Records with drawing code
....................

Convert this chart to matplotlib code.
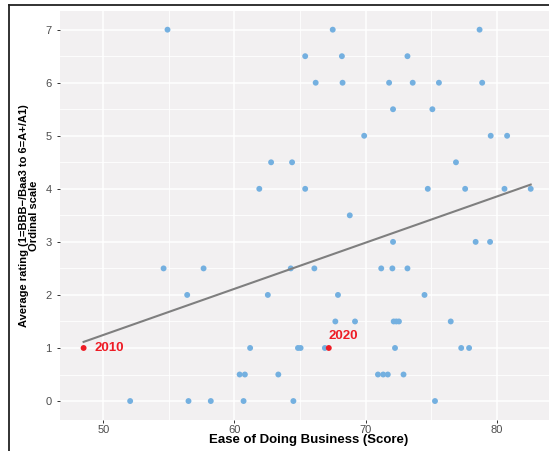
import numpy as np
import matplotlib
matplotlib.use("Agg")
import matplotlib.pyplot as plt
from matplotlib.lines import Line2D

plt.rcParams["font.family"] = ["Liberation Sans", "DejaVu Sans"]

# scores (x) and average rating (y), read by rating level
score = [54.9, 67.5, 78.7,
         65.4, 68.2, 73.2,
         66.2, 68.25, 71.8, 73.6, 75.6, 78.9,
         72.1, 75.1,
         69.9, 79.55, 80.8,
         62.8, 64.4, 76.9,
         61.9, 65.4, 74.75, 77.6, 80.6, 82.6,
         68.8,
         72.1, 78.4, 79.5,
         54.6, 57.65, 64.3, 66.1, 71.2, 72.05, 73.2,
         56.4, 62.55, 67.9, 74.5,
         67.7, 69.2, 72.15, 72.35, 72.55, 76.5,
         61.2, 64.85, 65.05, 66.9, 72.25, 77.3, 77.9,
         60.4, 60.8, 63.35, 70.95, 71.35, 71.7, 72.9,
         52.05, 56.5, 58.2, 60.7, 64.5, 75.3]
rating = [7] * 3 + [6.5] * 3 + [6] * 6 + [5.5] * 2 + [5] * 3 + [4.5] * 3 + \
         [4] * 6 + [3.5] + [3] * 3 + [2.5] * 7 + [2] * 4 + [1.5] * 6 + \
         [1] * 7 + [0.5] * 7 + [0] * 6

# highlighted years
years = ["2010", "2020"]
year_score = [48.5, 67.2]
year_rating = [1, 1]

x_ticks = [50, 60, 70, 80]
y_ticks = [0, 1, 2, 3, 4, 5, 6, 7]

blue = "#74b0e0"
red = "#ee1c25"

fig = plt.figure(figsize=(5.49, 4.51), dpi=100)
ax = fig.add_axes([60 / 549, 1 - 419.6 / 451, 493 / 549, 408.5 / 451])
ax.set_facecolor("#f2f0f1")

all_x = np.array(score + year_score)
all_y = np.array(rating + year_rating)
ax.set_xlim(46.7, 84.3)
ax.set_ylim(-0.35, 7.35)

# grid like ggplot (major + minor)
for v in np.arange(45, 86, 5):
    ax.axvline(v, color="white", lw=1.1 if v % 10 == 0 else 0.6, zorder=0)
for v in np.arange(0, 7.5, 0.5):
    ax.axhline(v, color="white", lw=1.1 if v % 1 == 0 else 0.6, zorder=0)

ax.scatter(score, rating, s=18, color=blue, edgecolors="none", zorder=2)
ax.scatter(year_score, year_rating, s=18, color=red, edgecolors="none", zorder=3)

# linear fit
k, b = np.polyfit(all_x, all_y, 1)
xs = np.array([all_x.min(), all_x.max()])
ax.plot(xs, k * xs + b, color="#7f7f7f", lw=1.5, zorder=2)

ax.text(year_score[0] + 0.8, year_rating[0], years[0], color=red,
        fontsize=9.5, fontweight="bold", va="center", ha="left")
ax.text(year_score[1] + 1.1, year_rating[1] + 0.22, years[1], color=red,
        fontsize=9.5, fontweight="bold", va="center", ha="center")

ax.set_xticks(x_ticks)
ax.set_yticks(y_ticks)
ax.tick_params(colors="#333333", labelcolor="#4d4d4d", labelsize=8,
               length=2.5, width=0.7)
ax.tick_params(axis="x", pad=1.5)
for s in ax.spines.values():
    s.set_visible(False)

ax.set_xlabel("Ease of Doing Business (Score)", fontsize=9.5,
              fontweight="bold", va="center")
ax.set_ylabel("Average rating (1=BBB\u2212/Baa3 to 6=A+/A1)\nOrdinal scale",
              fontsize=8, fontweight="bold", linespacing=1.1)
ax.xaxis.set_label_coords((309 - 60) / 493, -(440 - 419.6) / 408.5)
ax.yaxis.set_label_coords(-(60 - 29) / 493, 0.5)
ax.yaxis.label.set_va("center")

# frame around the figure
fig.add_artist(Line2D([9 / 549, 1], [1 - 5 / 451, 1 - 5 / 451],
                      color="#222222", lw=1.3, transform=fig.transFigure))
fig.add_artist(Line2D([9 / 549, 9 / 549], [0, 1 - 5 / 451],
                      color="#222222", lw=1.3, transform=fig.transFigure))

fig.savefig("out.png", dpi=100, facecolor="white")
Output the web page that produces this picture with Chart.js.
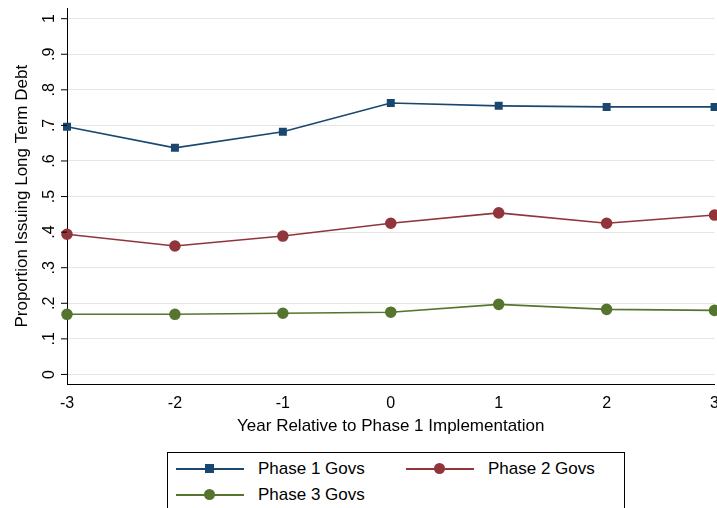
<!DOCTYPE html><html><head><meta charset="utf-8">
<script src="https://cdn.jsdelivr.net/npm/chart.js@4"></script>
<style>body{margin:0;background:#fff;font-family:"Liberation Sans",Arial,sans-serif;overflow:hidden}
#outer{width:717px;height:445px;overflow:hidden}
#wrap{position:relative;width:722px;height:445px}
#leg{position:absolute;left:167px;top:452px;width:458px;height:60px;border:1px solid #000;box-sizing:border-box;font-size:17px}
.it{position:absolute;display:flex;align-items:center}
.ln{position:relative;width:68px;height:2px;margin-right:14px}
.mk{position:absolute;left:28px;top:-5px;width:11px;height:11px}
</style></head><body>
<div id="outer"><div id="wrap"><canvas id="c"></canvas></div></div>
<div id="leg">
<div class="it" style="left:8px;top:6px"><div class="ln" style="background:#1a476f"><div class="mk" style="background:#1a476f;left:29px;top:-4px;width:9px;height:9px"></div></div>Phase 1 Govs</div>
<div class="it" style="left:238px;top:6px"><div class="ln" style="background:#90353b"><div class="mk" style="background:#90353b;border-radius:50%"></div></div>Phase 2 Govs</div>
<div class="it" style="left:8px;top:32px"><div class="ln" style="background:#55752f"><div class="mk" style="background:#55752f;border-radius:50%"></div></div>Phase 3 Govs</div>
</div>
<script>
const years=[-3,-2,-1,0,1,2,3];
const phase1=[0.696,0.637,0.682,0.763,0.755,0.752,0.752];
const phase2=[0.394,0.361,0.389,0.425,0.454,0.425,0.448];
const phase3=[0.169,0.169,0.172,0.175,0.197,0.183,0.180];
const yTicks=[0,0.1,0.2,0.3,0.4,0.5,0.6,0.7,0.8,0.9,1];
const yLabels=['0','.1','.2','.3','.4','.5','.6','.7','.8','.9','1'];
const ds=(l,d,c,s,r)=>({label:l,data:years.map((x,i)=>({x,y:d[i]})),borderColor:c,backgroundColor:c,borderWidth:1.6,pointStyle:s,pointRadius:r,pointHoverRadius:r,tension:0,clip:false});
const rotY={id:'rotY',afterDraw(ch){const s=ch.scales.y,g=ch.ctx;g.save();g.font='16px "Liberation Sans",Arial';g.fillStyle='#000';g.textAlign='center';g.textBaseline='bottom';
yTicks.forEach((v,i)=>{const y=s.getPixelForValue(v);g.save();g.translate(ch.chartArea.left-9,y);g.rotate(-Math.PI/2);g.fillText(yLabels[i],0,0);g.restore();
g.beginPath();g.moveTo(ch.chartArea.left,y);g.lineTo(ch.chartArea.left-6,y);g.strokeStyle='#000';g.lineWidth=1;g.stroke();});g.restore();}};
new Chart(document.getElementById('c'),{type:'line',data:{datasets:[ds('Phase 1 Govs',phase1,'#1a476f','rect',4.5),ds('Phase 2 Govs',phase2,'#90353b','circle',5),ds('Phase 3 Govs',phase3,'#55752f','circle',5)]},
options:{responsive:true,maintainAspectRatio:false,animation:false,layout:{padding:{top:8,right:-1,left:0,bottom:4}},
plugins:{legend:{display:false},tooltip:{enabled:false}},
scales:{x:{type:'linear',min:-3,max:3,afterBuildTicks:s=>{s.ticks=years.map(v=>({value:v}))},border:{color:'#000'},grid:{display:false,drawTicks:true,tickLength:7,tickColor:'#000'},
ticks:{color:'#000',font:{size:16,family:'"Liberation Sans",Arial'},maxRotation:0,padding:3},
title:{display:true,text:'Year Relative to Phase 1 Implementation',color:'#000',font:{size:17,family:'"Liberation Sans",Arial'},padding:{top:0}}},
y:{min:-0.028,max:1.03,afterBuildTicks:s=>{s.ticks=yTicks.map(v=>({value:v}))},afterFit:s=>{s.width=67},border:{color:'#000'},
grid:{color:'#e6e6e6',lineWidth:1,drawTicks:false},ticks:{display:false},
title:{display:false}}}},plugins:[rotY,{id:'yt',afterDraw(ch){const g=ch.ctx;g.save();g.font='17px "Liberation Sans",Arial';g.fillStyle='#000';g.textAlign='center';g.translate(27,(ch.chartArea.top+ch.chartArea.bottom)/2);g.rotate(-Math.PI/2);g.fillText('Proportion Issuing Long Term Debt',0,0);g.restore();}}]});
</script></body></html>
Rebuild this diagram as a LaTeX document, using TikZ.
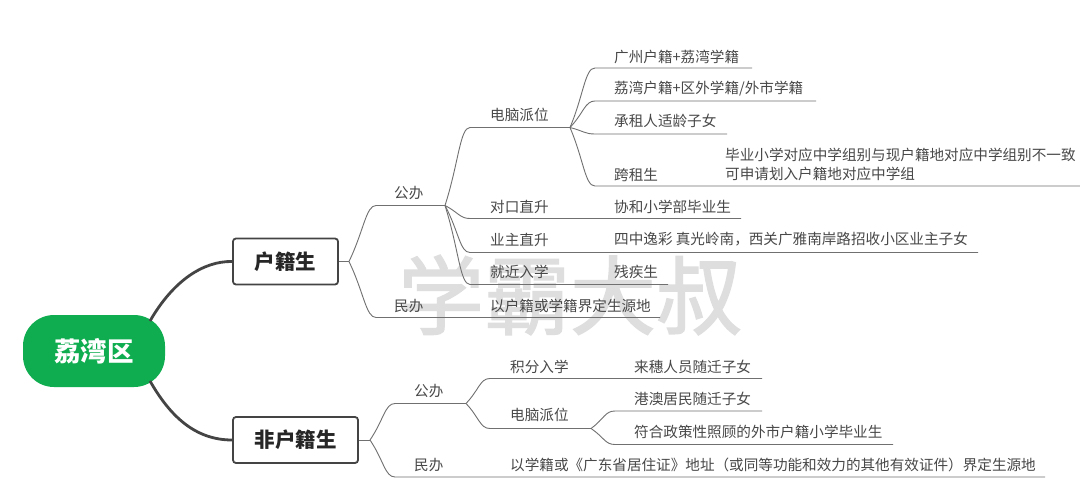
\documentclass[tikz,border=0pt]{standalone}
\usepackage{fontspec}
\setmainfont{Noto Sans CJK SC}
\newfontfamily\wmfont[FakeBold=1.6]{Noto Sans CJK SC}
\usetikzlibrary{calc}
\definecolor{txt}{HTML}{484848}
\definecolor{ln}{HTML}{707070}
\definecolor{thick}{HTML}{444444}
\definecolor{grn}{HTML}{0FAD50}
\definecolor{wm}{HTML}{DEDEDE}
\newcommand{\branch}[3]{\draw[brline] (#1) .. controls ($(#1)!.55!(#2)$) and ($(#2)+(-10,0)$) .. (#2) -- (#3);}
\begin{document}
\begin{tikzpicture}[x=1pt,y=-1pt,
  lbl/.style={anchor=west,inner sep=0pt,text=txt,font=\fontsize{14.6}{19}\selectfont,align=left},
  brline/.style={draw=ln,line width=0.9pt},
  boxnode/.style={draw=thick,line width=1.8pt,rounded corners=3pt,fill=white,inner sep=0pt,text=black!85,font=\fontsize{20.5}{24}\selectfont\bfseries},
  mainline/.style={draw=thick,line width=2.8pt}]
\useasboundingbox (0,0) rectangle (1080,493);
\fill[white] (0,0) rectangle (1080,493);
\node[inner sep=0pt,text=wm,font=\fontsize{86}{90}\selectfont\wmfont] (wmark) at (570,295) {学霸大叔};

\node[fill=grn,rounded corners=31pt,minimum width=142pt,minimum height=72pt,inner sep=0pt,text=white,font=\fontsize{26.5}{30}\selectfont\bfseries] (root) at (94,351) {荔湾区};
\node[boxnode,minimum width=105pt,minimum height=46pt] (hu) at (285.5,261.5) {户籍生};
\node[boxnode,minimum width=125pt,minimum height=46pt] (fei) at (295.5,440) {非户籍生};
\coordinate (ru) at (150,321);
\coordinate (rl) at (150,381);
\draw[mainline] (ru) .. controls (173,281) and (203,261) .. (hu.west);
\draw[mainline] (rl) .. controls (170,416) and (195,440) .. (fei.west);

% junctions
\coordinate (j0) at (349,261.5);
\coordinate (j1) at (445,205.5);
\coordinate (j2) at (570,127.5);
\coordinate (j5) at (370,440);
\coordinate (j3) at (466,403.5);
\coordinate (j4) at (591,428.5);
\draw[brline] (hu.east) -- (j0);
\draw[brline] (fei.east) -- (j5);

% upper tree
\coordinate (k1) at (376,205.5); \branch{j0}{k1}{j1}
\coordinate (k2) at (376,317.5); \coordinate (e2) at (660,317.5); \branch{j0}{k2}{e2}
\coordinate (k3) at (470,127.5); \branch{j1}{k3}{j2}
\coordinate (k4) at (470,218.5); \coordinate (e4) at (741,218.5); \branch{j1}{k4}{e4}
\coordinate (k5) at (470,252.5); \coordinate (e5) at (978,252.5); \branch{j1}{k5}{e5}
\coordinate (k6) at (470,284.5); \coordinate (e6) at (668,284.5); \branch{j1}{k6}{e6}
\coordinate (k7) at (595,68); \coordinate (e7) at (752,68); \branch{j2}{k7}{e7}
\coordinate (k8) at (595,101); \coordinate (e8) at (816,101); \branch{j2}{k8}{e8}
\coordinate (k9) at (595,134); \coordinate (e9) at (727,134); \branch{j2}{k9}{e9}
\coordinate (k10) at (595,186); \coordinate (e10) at (1080,186); \branch{j2}{k10}{e10}

% lower tree
\coordinate (k11) at (395,403.5); \branch{j5}{k11}{j3}
\coordinate (k12) at (395,477); \coordinate (e12) at (1045,477); \branch{j5}{k12}{e12}
\coordinate (k13) at (490,378.5); \coordinate (e13) at (762,378.5); \branch{j3}{k13}{e13}
\coordinate (k14) at (490,428.5); \branch{j3}{k14}{j4}
\coordinate (k15) at (615,411); \coordinate (e15) at (762,411); \branch{j4}{k15}{e15}
\coordinate (k16) at (615,444.5); \coordinate (e16) at (893,444.5); \branch{j4}{k16}{e16}

% labels
\node[lbl] (a1) at (394,192.5) {公办};
\node[lbl] (a2) at (394,305.5) {民办};
\node[lbl] (b1) at (490,114.5) {电脑派位};
\node[lbl] (c1) at (614,56.5) {广州户籍+荔湾学籍};
\node[lbl] (c2) at (614,88.5) {荔湾户籍+区外学籍/外市学籍};
\node[lbl] (c3) at (614,121) {承租人适龄子女};
\node[lbl] (c4) at (614,174.5) {跨租生};
\node[lbl] (c5) at (725,164) {毕业小学对应中学组别与现户籍地对应中学组别不一致\\可申请划入户籍地对应中学组};
\node[lbl] (b2) at (490,206.5) {对口直升};
\node[lbl] (d2) at (614,206.5) {协和小学部毕业生};
\node[lbl] (b3) at (490,239.5) {业主直升};
\node[lbl] (d3) at (614,239.5) {四中逸彩 真光岭南，西关广雅南岸路招收小区业主子女};
\node[lbl] (b4) at (490,271.5) {就近入学};
\node[lbl] (d4) at (614,271.5) {残疾生};
\node[lbl] (b5) at (490,305.5) {以户籍或学籍界定生源地};
\node[lbl] (f1) at (414,390.5) {公办};
\node[lbl] (f2) at (414,464.5) {民办};
\node[lbl] (g1) at (510,366.5) {积分入学};
\node[lbl] (h1) at (634,366.5) {来穗人员随迁子女};
\node[lbl] (g2) at (510,415) {电脑派位};
\node[lbl] (h2) at (634,398.5) {港澳居民随迁子女};
\node[lbl] (h3) at (634,431.5) {符合政策性照顾的外市户籍小学毕业生};
\node[lbl] (g3) at (510,464.5) {以学籍或《广东省居住证》地址（或同等功能和效力的其他有效证件）界定生源地};
\end{tikzpicture}
\end{document}
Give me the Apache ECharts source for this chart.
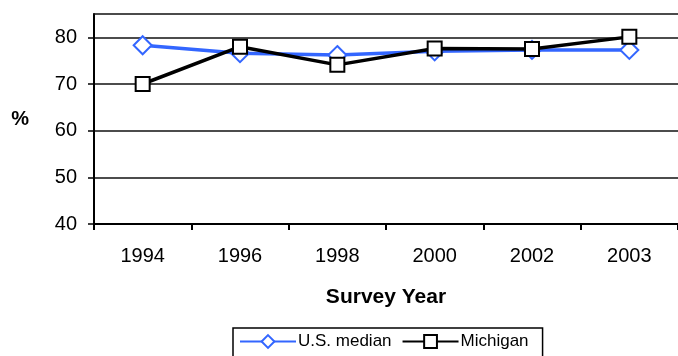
<!DOCTYPE html>
<html>
<head>
<meta charset="utf-8">
<script src="https://cdn.jsdelivr.net/npm/echarts@6/dist/echarts.min.js"></script>
<style>html,body{margin:0;padding:0;background:#fff;}#c{width:678px;height:356px;}</style>
</head>
<body>
<div id="c"></div>
<script>
var years = ['1994', '1996', '1998', '2000', '2002', '2003'];
var usMedian = [78.3, 76.6, 76.2, 77.0, 77.3, 77.3];
var michigan = [70.0, 78.0, 74.1, 77.6, 77.5, 80.1];
var yTicks = [40, 50, 60, 70, 80];

var chart = echarts.init(document.getElementById('c'), null, {renderer: 'canvas'});
var font = 'Liberation Sans, Arial, sans-serif';
chart.setOption({
  animation: false,
  backgroundColor: '#fff',
  grid: {left: 94, right: -4, top: 14, bottom: 132, containLabel: false},
  xAxis: [{
    type: 'category',
    data: years,
    boundaryGap: true,
    name: 'Survey Year',
    nameLocation: 'middle',
    nameGap: 63,
    nameTextStyle: {fontFamily: font, fontSize: 21, fontWeight: 'bold', color: '#000', verticalAlign: 'top'},
    axisLine: {lineStyle: {color: '#000', width: 2}},
    axisTick: {show: true, alignWithLabel: false, length: 6, lineStyle: {color: '#000', width: 2}},
    axisLabel: {fontFamily: font, fontSize: 20, color: '#000', margin: 22}
  }, {
    type: 'category',
    data: years,
    position: 'top',
    axisLine: {show: true, lineStyle: {color: '#111', width: 1.5}},
    axisTick: {show: false},
    axisLabel: {show: false},
    splitLine: {show: false}
  }],
  yAxis: {
    type: 'value',
    min: 40,
    max: 85,
    interval: 10,
    name: '%',
    nameLocation: 'middle',
    nameRotate: 0,
    nameGap: 65,
    nameTextStyle: {fontFamily: font, fontSize: 20, fontWeight: 'bold', color: '#000'},
    axisLine: {show: true, lineStyle: {color: '#000', width: 2}},
    axisTick: {show: true, length: 6, customValues: yTicks, lineStyle: {color: '#000', width: 1.5}},
    splitLine: {show: true, lineStyle: {color: '#111', width: 1.5}},
    axisLabel: {
      fontFamily: font, fontSize: 20, color: '#000', margin: 17,
      customValues: yTicks,
      formatter: function (v) { return yTicks.indexOf(v) >= 0 ? String(v) : ''; }
    }
  },
  legend: {
    left: 233,
    top: 328,
    orient: 'horizontal',
    backgroundColor: '#fff',
    borderColor: '#000',
    borderWidth: 1.5,
    borderRadius: 0,
    padding: [5, 14, 8, 6],
    itemWidth: 56,
    itemHeight: 16,
    itemGap: 10,
    textStyle: {fontFamily: font, fontSize: 17, color: '#000', padding: [0, 0, 0, -3]},
    data: ['U.S. median', 'Michigan']
  },
  series: [
    {
      name: 'U.S. median',
      type: 'line',
      data: usMedian,
      symbol: 'diamond',
      symbolSize: [18, 18],
      showAllSymbol: true,
      lineStyle: {color: '#3366ff', width: 3.5},
      itemStyle: {color: '#fff', borderColor: '#3366ff', borderWidth: 2},
      z: 2
    },
    {
      name: 'Michigan',
      type: 'line',
      data: michigan,
      symbol: 'rect',
      symbolSize: 14,
      showAllSymbol: true,
      lineStyle: {color: '#000', width: 3.5},
      itemStyle: {color: '#fff', borderColor: '#000', borderWidth: 2},
      z: 3
    }
  ]
});
</script>
</body>
</html>
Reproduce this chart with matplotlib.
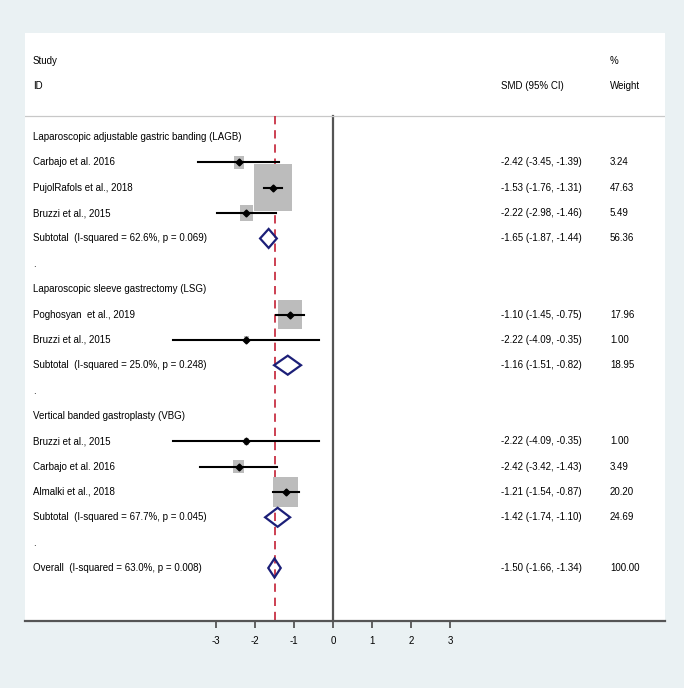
import matplotlib
matplotlib.use("Agg")
import matplotlib.pyplot as plt
from matplotlib.patches import Rectangle, Polygon
from matplotlib import font_manager

# narrow Arial-like face if present, else regular Liberation Sans
names = {f.name for f in font_manager.fontManager.ttflist}
NARROW = "Liberation Sans Narrow" in names
plt.rcParams["font.family"] = (["Liberation Sans Narrow"] if NARROW else ["Liberation Sans"]) + ["DejaVu Sans"]
fs = 8.4 if NARROW else 7

# ---- data ------------------------------------------------------------------
rows = list(range(3, 21))
labels = [
    "Laparoscopic adjustable gastric banding (LAGB)",
    "Carbajo et al. 2016",
    "PujolRafols et al., 2018",
    "Bruzzi et al., 2015",
    "Subtotal  (I-squared = 62.6%, p = 0.069)",
    ".",
    "Laparoscopic sleeve gastrectomy (LSG)",
    "Poghosyan  et al., 2019",
    "Bruzzi et al., 2015",
    "Subtotal  (I-squared = 25.0%, p = 0.248)",
    ".",
    "Vertical banded gastroplasty (VBG)",
    "Bruzzi et al., 2015",
    "Carbajo et al. 2016",
    "Almalki et al., 2018",
    "Subtotal  (I-squared = 67.7%, p = 0.045)",
    ".",
    "Overall  (I-squared = 63.0%, p = 0.008)",
]
kinds = ["head", "study", "study", "study", "sub", "gap",
         "head", "study", "study", "sub", "gap",
         "head", "study", "study", "study", "sub", "gap", "sub"]
smd = [None, -2.42, -1.53, -2.22, -1.65, None,
       None, -1.10, -2.22, -1.16, None,
       None, -2.22, -2.42, -1.21, -1.42, None, -1.50]
lo = [None, -3.45, -1.76, -2.98, -1.87, None,
      None, -1.45, -4.09, -1.51, None,
      None, -4.09, -3.42, -1.54, -1.74, None, -1.66]
hi = [None, -1.39, -1.31, -1.46, -1.44, None,
      None, -0.75, -0.35, -0.82, None,
      None, -0.35, -1.43, -0.87, -1.10, None, -1.34]
weight = [None, 3.24, 47.63, 5.49, 56.36, None,
          None, 17.96, 1.00, 18.95, None,
          None, 1.00, 3.49, 20.20, 24.69, None, 100.00]
overall_smd = -1.50
xticks = [-3, -2, -1, 0, 1, 2, 3]

# ---- geometry: 39 px per SMD unit, 25.35 px per row ------------------------
PX_X, PX_Y = 39.0, 25.35
W, H = 684, 688
fig = plt.figure(figsize=(W / 100, H / 100), dpi=100)
fig.patch.set_facecolor("#eaf1f3")
ax = fig.add_axes([25 / W, (H - 621) / H, 640 / W, 588 / H])
ax.set_facecolor("white")
ax.set_xlim((25 - 333) / PX_X, (665 - 333) / PX_X)
ax.set_ylim((621 - 61) / PX_Y, (33 - 61) / PX_Y)

for s in ["top", "left", "right"]:
    ax.spines[s].set_visible(False)
ax.spines["bottom"].set_color("#555555")
ax.spines["bottom"].set_linewidth(1.6)
ax.set_yticks([])
ax.set_xticks(xticks)
ax.set_xticklabels([str(t) for t in xticks], fontsize=fs)
ax.tick_params(axis="x", length=5, width=1.3, color="#555555", pad=6)

top_line = (116 - 61) / PX_Y
ybot = ax.get_ylim()[0]
ax.axhline(top_line, color="#c8c8c8", lw=0.9)
ax.plot([0, 0], [top_line, ybot], color="#555555", lw=1.6, zorder=1)
ax.plot([overall_smd] * 2, [top_line, ybot], color="#c42035", lw=1.2,
        ls=(0, (5, 3.5)), zorder=2)

x_lab, x_smd, x_w = (33 - 333) / PX_X, (501 - 333) / PX_X, (610 - 333) / PX_X
ax.text(x_lab, 0, "Study", fontsize=fs, va="center")
ax.text(x_lab, 1, "ID", fontsize=fs, va="center")
ax.text(x_smd, 1, "SMD (95% CI)", fontsize=fs, va="center")
ax.text(x_w, 0, "%", fontsize=fs, va="center")
ax.text(x_w, 1, "Weight", fontsize=fs, va="center")

box_c = 5.5      # px per sqrt(weight)
box_ratio = 1.24  # height / width in px
dia_half = 9.5 / PX_Y

for r, lab, k, m, l, h, w in zip(rows, labels, kinds, smd, lo, hi, weight):
    ax.text(x_lab, r, lab, fontsize=fs, va="center")
    if m is None:
        continue
    ax.text(x_smd, r, f"{m:.2f} ({l:.2f}, {h:.2f})", fontsize=fs, va="center")
    ax.text(x_w, r, f"{w:.2f}", fontsize=fs, va="center")
    if k == "study":
        bw = box_c * w ** 0.5
        bwx, bhy = bw / PX_X, bw * box_ratio / PX_Y
        ax.add_patch(Rectangle((m - bwx / 2, r - bhy / 2), bwx, bhy,
                               facecolor="#bcbcbc", edgecolor="none", zorder=3))
        ax.plot([l, h], [r, r], color="black", lw=1.5, zorder=4)
        ax.plot(m, r, marker="D", color="black", ms=3.5, zorder=5)
    else:
        ax.add_patch(Polygon([(l, r), (m, r - dia_half), (h, r), (m, r + dia_half)],
                             closed=True, facecolor="none", edgecolor="#1c1f78",
                             lw=1.6, zorder=4))

fig.savefig("out.png", dpi=100, facecolor=fig.get_facecolor())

....................

# Request:
Omit all pictures, then copy the lines between the ones holding "Rebuild this diagram" and "(wmark) at (570,295)", inclusive.

# Result:
Rebuild this diagram as a LaTeX document, using TikZ.
\documentclass[tikz,border=0pt]{standalone}
\usepackage{fontspec}
\setmainfont{Noto Sans CJK SC}
\newfontfamily\wmfont[FakeBold=1.6]{Noto Sans CJK SC}
\usetikzlibrary{calc}
\definecolor{txt}{HTML}{484848}
\definecolor{ln}{HTML}{707070}
\definecolor{thick}{HTML}{444444}
\definecolor{grn}{HTML}{0FAD50}
\definecolor{wm}{HTML}{DEDEDE}
\newcommand{\branch}[3]{\draw[brline] (#1) .. controls ($(#1)!.55!(#2)$) and ($(#2)+(-10,0)$) .. (#2) -- (#3);}
\begin{document}
\begin{tikzpicture}[x=1pt,y=-1pt,
  lbl/.style={anchor=west,inner sep=0pt,text=txt,font=\fontsize{14.6}{19}\selectfont,align=left},
  brline/.style={draw=ln,line width=0.9pt},
  boxnode/.style={draw=thick,line width=1.8pt,rounded corners=3pt,fill=white,inner sep=0pt,text=black!85,font=\fontsize{20.5}{24}\selectfont\bfseries},
  mainline/.style={draw=thick,line width=2.8pt}]
\useasboundingbox (0,0) rectangle (1080,493);
\fill[white] (0,0) rectangle (1080,493);
\node[inner sep=0pt,text=wm,font=\fontsize{86}{90}\selectfont\wmfont] (wmark) at (570,295) {学霸大叔};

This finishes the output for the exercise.